(What needs to be done): Extract the whole listing as it stands. Do not include the pictures.
----- Dataset section
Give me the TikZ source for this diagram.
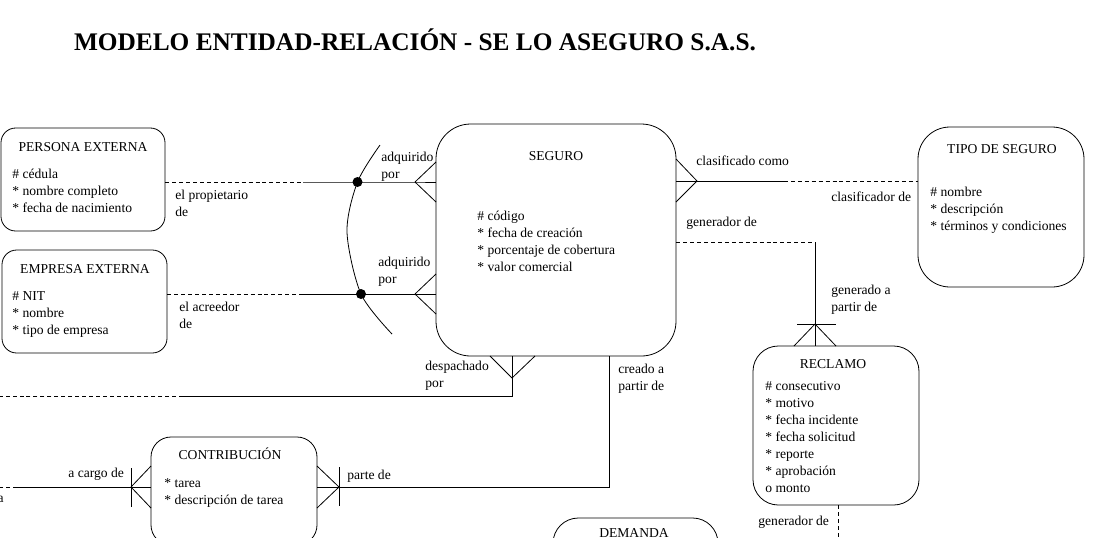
\documentclass[tikz,border=0pt]{standalone}
\usepackage{fontspec}
\setmainfont{Liberation Serif}
\begin{document}
\begin{tikzpicture}[x=0.75pt,y=-0.75pt,line width=0.6pt,
  entity/.style={draw,rectangle,inner sep=0pt},
  ename/.style={font=\fontsize{10.2}{12.75}\selectfont,anchor=base,inner sep=0pt},
  attrs/.style={font=\fontsize{10.2}{12.75}\selectfont,align=left,anchor=north west,inner sep=0pt,execute at begin node=\strut},
  rel/.style={font=\fontsize{10.2}{12.75}\selectfont,align=left,anchor=north west,inner sep=0pt,execute at begin node=\strut},
  rel1/.style={font=\fontsize{10.2}{12.75}\selectfont,anchor=base west,inner sep=0pt},
  dashline/.style={dash pattern=on 3pt off 2.2pt},
  dot/.style={circle,fill,inner sep=0pt,minimum size=7.5pt}]
\useasboundingbox (0,0) rectangle (1096,537);
\node[font=\bfseries\fontsize{19}{23}\selectfont,anchor=base] (titulo) at (415,50) {MODELO ENTIDAD-RELACIÓN - SE LO ASEGURO S.A.S.};
% entidades
\node[entity,minimum width=123pt,minimum height=77.25pt,rounded corners=11pt] (persona) at (83,179.5) {};
\node[ename] (personaT) at (83,151) {PERSONA EXTERNA};
\node[attrs] (personaA) at (12,169) {\# cédula\\* nombre completo\\* fecha de nacimiento};
\node[entity,minimum width=123.75pt,minimum height=77.25pt,rounded corners=11pt] (empresa) at (84.5,301.5) {};
\node[ename] (empresaT) at (85,273) {EMPRESA EXTERNA};
\node[attrs] (empresaA) at (12,291) {\# NIT\\* nombre\\* tipo de empresa};
\node[entity,minimum width=180pt,minimum height=174pt,rounded corners=26pt] (seguro) at (556,240) {};
\node[ename] (seguroT) at (556,160) {SEGURO};
\node[attrs] (seguroA) at (477,210.5) {\# código\\* fecha de creación\\* porcentaje de cobertura\\* valor comercial};
\node[entity,minimum width=124.5pt,minimum height=120pt,rounded corners=24pt] (tipo) at (1001,207) {};
\node[ename] (tipoT) at (1002,153) {TIPO DE SEGURO};
\node[attrs] (tipoA) at (930,187) {\# nombre\\* descripción\\* términos y condiciones};
\node[entity,minimum width=124.5pt,minimum height=119.25pt,rounded corners=19pt] (reclamo) at (836,425.5) {};
\node[ename] (reclamoT) at (833,368) {RECLAMO};
\node[attrs] (reclamoA) at (765,381) {\# consecutivo\\* motivo\\* fecha incidente\\* fecha solicitud\\* reporte\\* aprobación\\o monto};
\node[entity,minimum width=124.5pt,minimum height=81pt,rounded corners=15pt] (contrib) at (234,491) {};
\node[ename] (contribT) at (230,459) {CONTRIBUCIÓN};
\node[attrs] (contribA) at (164,478.5) {* tarea\\* descripción de tarea};
\node[entity,minimum width=123.75pt,minimum height=78pt,rounded corners=19pt] (demanda) at (635.5,570) {};
\node[ename] (demandaT) at (634,537) {DEMANDA};
% persona - seguro
\coordinate (pieP) at (415,182);
\coordinate (cortP) at (303,182);
\draw[dashline] (persona.east |- pieP) -- (cortP);
\draw (cortP) -- (pieP) -- (seguro.west |- pieP);
\draw (pieP) -- +(21,-20) (pieP) -- +(21,20);
% empresa - seguro
\coordinate (pieE) at (415,294);
\coordinate (cortE) at (303,294);
\draw[dashline] (empresa.east |- pieE) -- (cortE);
\draw (cortE) -- (pieE) -- (seguro.west |- pieE);
\draw (pieE) -- +(21,-20) (pieE) -- +(21,20);
% arco exclusivo
\draw plot[smooth] coordinates {(380,145) (357.5,182) (347,232) (361,294) (392,334)};
\node[dot] (puntoP) at (357.5,182) {};
\node[dot] (puntoE) at (361,294) {};
% seguro - tipo
\coordinate (pieT) at (697,181);
\coordinate (cortT) at (784,181);
\draw (seguro.east |- pieT) -- (cortT);
\draw[dashline] (cortT) -- (tipo.west |- pieT);
\draw (pieT) -- +(-21,-22) (pieT) -- +(-21,21);
% seguro - reclamo
\coordinate (esqR) at (815,242);
\coordinate (pieR) at (815,324);
\draw[dashline] (seguro.east |- esqR) -- (esqR);
\draw (esqR) -- (reclamo.north -| esqR);
\draw (pieR) -- +(-21,22) (pieR) -- +(21,22);
\draw (pieR) +(-18,0) -- +(21,0);
% despachado
\coordinate (pieD) at (512,378);
\coordinate (esqD) at (512,396);
\coordinate (cortD) at (183,396);
\coordinate (finD) at (0,396);
\draw (seguro.south -| pieD) -- (esqD) -- (cortD);
\draw[dashline] (cortD) -- (finD);
\draw (pieD) -- +(-22,-22) (pieD) -- +(23,-22);
% creado a partir de
\coordinate (esqC) at (609,487);
\coordinate (pieC) at (339,487);
\draw (seguro.south -| esqC) -- (esqC) -- (contrib.east |- esqC);
\draw (pieC) -- +(-22,-21) (pieC) -- +(-22,21);
\draw (pieC) +(0,-20) -- +(0,19);
% a cargo de
\coordinate (pieA) at (131,487);
\coordinate (cortA) at (17,487);
\coordinate (finA) at (0,487);
\draw (contrib.west |- pieA) -- (cortA);
\draw[dashline] (cortA) -- (finA);
\draw (pieA) -- +(20,-21) (pieA) -- +(20,21);
\draw (pieA) +(0,-19) -- +(0,20);
% reclamo - abajo
\coordinate (finR) at (838,537);
\draw[dashline] (reclamo.south -| finR) -- (finR);
% etiquetas
\node[rel] (lProp) at (175,190) {el propietario\\de};
\node[rel] (lAcre) at (179,302) {el acreedor\\de};
\node[rel] (lAdq1) at (381,151.5) {adquirido\\por};
\node[rel] (lAdq2) at (378,257) {adquirido\\por};
\node[rel] (lDesp) at (425,360.5) {despachado\\por};
\node[rel] (lCrea) at (618,363.5) {creado a\\partir de};
\node[rel] (lGena) at (831,284.5) {generado a\\partir de};
\node[rel1] (lClas) at (696,165) {clasificado como};
\node[rel1] (lClsr) at (831,201) {clasificador de};
\node[rel1] (lGen1) at (686,226) {generador de};
\node[rel1] (lCarg) at (68,477) {a cargo de};
\node[rel1] (lPart) at (347,479) {parte de};
\node[rel1] (lGen2) at (758,525) {generador de};
\node[rel1,anchor=base east] (lCort) at (4,502) {a};
\end{tikzpicture}
\end{document}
----------
(Task output):
Give me the TikZ source for this diagram.
\documentclass[tikz,border=0pt]{standalone}
\usepackage{fontspec}
\setmainfont{Liberation Serif}
\begin{document}
\begin{tikzpicture}[x=0.75pt,y=-0.75pt,line width=0.6pt,
  entity/.style={draw,rectangle,inner sep=0pt},
  ename/.style={font=\fontsize{10.2}{12.75}\selectfont,anchor=base,inner sep=0pt},
  attrs/.style={font=\fontsize{10.2}{12.75}\selectfont,align=left,anchor=north west,inner sep=0pt,execute at begin node=\strut},
  rel/.style={font=\fontsize{10.2}{12.75}\selectfont,align=left,anchor=north west,inner sep=0pt,execute at begin node=\strut},
  rel1/.style={font=\fontsize{10.2}{12.75}\selectfont,anchor=base west,inner sep=0pt},
  dashline/.style={dash pattern=on 3pt off 2.2pt},
  dot/.style={circle,fill,inner sep=0pt,minimum size=7.5pt}]
\useasboundingbox (0,0) rectangle (1096,537);
\node[font=\bfseries\fontsize{19}{23}\selectfont,anchor=base] (titulo) at (415,50) {MODELO ENTIDAD-RELACIÓN - SE LO ASEGURO S.A.S.};
% entidades
\node[entity,minimum width=123pt,minimum height=77.25pt,rounded corners=11pt] (persona) at (83,179.5) {};
\node[ename] (personaT) at (83,151) {PERSONA EXTERNA};
\node[attrs] (personaA) at (12,169) {\# cédula\\* nombre completo\\* fecha de nacimiento};
\node[entity,minimum width=123.75pt,minimum height=77.25pt,rounded corners=11pt] (empresa) at (84.5,301.5) {};
\node[ename] (empresaT) at (85,273) {EMPRESA EXTERNA};
\node[attrs] (empresaA) at (12,291) {\# NIT\\* nombre\\* tipo de empresa};
\node[entity,minimum width=180pt,minimum height=174pt,rounded corners=26pt] (seguro) at (556,240) {};
\node[ename] (seguroT) at (556,160) {SEGURO};
\node[attrs] (seguroA) at (477,210.5) {\# código\\* fecha de creación\\* porcentaje de cobertura\\* valor comercial};
\node[entity,minimum width=124.5pt,minimum height=120pt,rounded corners=24pt] (tipo) at (1001,207) {};
\node[ename] (tipoT) at (1002,153) {TIPO DE SEGURO};
\node[attrs] (tipoA) at (930,187) {\# nombre\\* descripción\\* términos y condiciones};
\node[entity,minimum width=124.5pt,minimum height=119.25pt,rounded corners=19pt] (reclamo) at (836,425.5) {};
\node[ename] (reclamoT) at (833,368) {RECLAMO};
\node[attrs] (reclamoA) at (765,381) {\# consecutivo\\* motivo\\* fecha incidente\\* fecha solicitud\\* reporte\\* aprobación\\o monto};
\node[entity,minimum width=124.5pt,minimum height=81pt,rounded corners=15pt] (contrib) at (234,491) {};
\node[ename] (contribT) at (230,459) {CONTRIBUCIÓN};
\node[attrs] (contribA) at (164,478.5) {* tarea\\* descripción de tarea};
\node[entity,minimum width=123.75pt,minimum height=78pt,rounded corners=19pt] (demanda) at (635.5,570) {};
\node[ename] (demandaT) at (634,537) {DEMANDA};
% persona - seguro
\coordinate (pieP) at (415,182);
\coordinate (cortP) at (303,182);
\draw[dashline] (persona.east |- pieP) -- (cortP);
\draw (cortP) -- (pieP) -- (seguro.west |- pieP);
\draw (pieP) -- +(21,-20) (pieP) -- +(21,20);
% empresa - seguro
\coordinate (pieE) at (415,294);
\coordinate (cortE) at (303,294);
\draw[dashline] (empresa.east |- pieE) -- (cortE);
\draw (cortE) -- (pieE) -- (seguro.west |- pieE);
\draw (pieE) -- +(21,-20) (pieE) -- +(21,20);
% arco exclusivo
\draw plot[smooth] coordinates {(380,145) (357.5,182) (347,232) (361,294) (392,334)};
\node[dot] (puntoP) at (357.5,182) {};
\node[dot] (puntoE) at (361,294) {};
% seguro - tipo
\coordinate (pieT) at (697,181);
\coordinate (cortT) at (784,181);
\draw (seguro.east |- pieT) -- (cortT);
\draw[dashline] (cortT) -- (tipo.west |- pieT);
\draw (pieT) -- +(-21,-22) (pieT) -- +(-21,21);
% seguro - reclamo
\coordinate (esqR) at (815,242);
\coordinate (pieR) at (815,324);
\draw[dashline] (seguro.east |- esqR) -- (esqR);
\draw (esqR) -- (reclamo.north -| esqR);
\draw (pieR) -- +(-21,22) (pieR) -- +(21,22);
\draw (pieR) +(-18,0) -- +(21,0);
% despachado
\coordinate (pieD) at (512,378);
\coordinate (esqD) at (512,396);
\coordinate (cortD) at (183,396);
\coordinate (finD) at (0,396);
\draw (seguro.south -| pieD) -- (esqD) -- (cortD);
\draw[dashline] (cortD) -- (finD);
\draw (pieD) -- +(-22,-22) (pieD) -- +(23,-22);
% creado a partir de
\coordinate (esqC) at (609,487);
\coordinate (pieC) at (339,487);
\draw (seguro.south -| esqC) -- (esqC) -- (contrib.east |- esqC);
\draw (pieC) -- +(-22,-21) (pieC) -- +(-22,21);
\draw (pieC) +(0,-20) -- +(0,19);
% a cargo de
\coordinate (pieA) at (131,487);
\coordinate (cortA) at (17,487);
\coordinate (finA) at (0,487);
\draw (contrib.west |- pieA) -- (cortA);
\draw[dashline] (cortA) -- (finA);
\draw (pieA) -- +(20,-21) (pieA) -- +(20,21);
\draw (pieA) +(0,-19) -- +(0,20);
% reclamo - abajo
\coordinate (finR) at (838,537);
\draw[dashline] (reclamo.south -| finR) -- (finR);
% etiquetas
\node[rel] (lProp) at (175,190) {el propietario\\de};
\node[rel] (lAcre) at (179,302) {el acreedor\\de};
\node[rel] (lAdq1) at (381,151.5) {adquirido\\por};
\node[rel] (lAdq2) at (378,257) {adquirido\\por};
\node[rel] (lDesp) at (425,360.5) {despachado\\por};
\node[rel] (lCrea) at (618,363.5) {creado a\\partir de};
\node[rel] (lGena) at (831,284.5) {generado a\\partir de};
\node[rel1] (lClas) at (696,165) {clasificado como};
\node[rel1] (lClsr) at (831,201) {clasificador de};
\node[rel1] (lGen1) at (686,226) {generador de};
\node[rel1] (lCarg) at (68,477) {a cargo de};
\node[rel1] (lPart) at (347,479) {parte de};
\node[rel1] (lGen2) at (758,525) {generador de};
\node[rel1,anchor=base east] (lCort) at (4,502) {a};
\end{tikzpicture}
\end{document}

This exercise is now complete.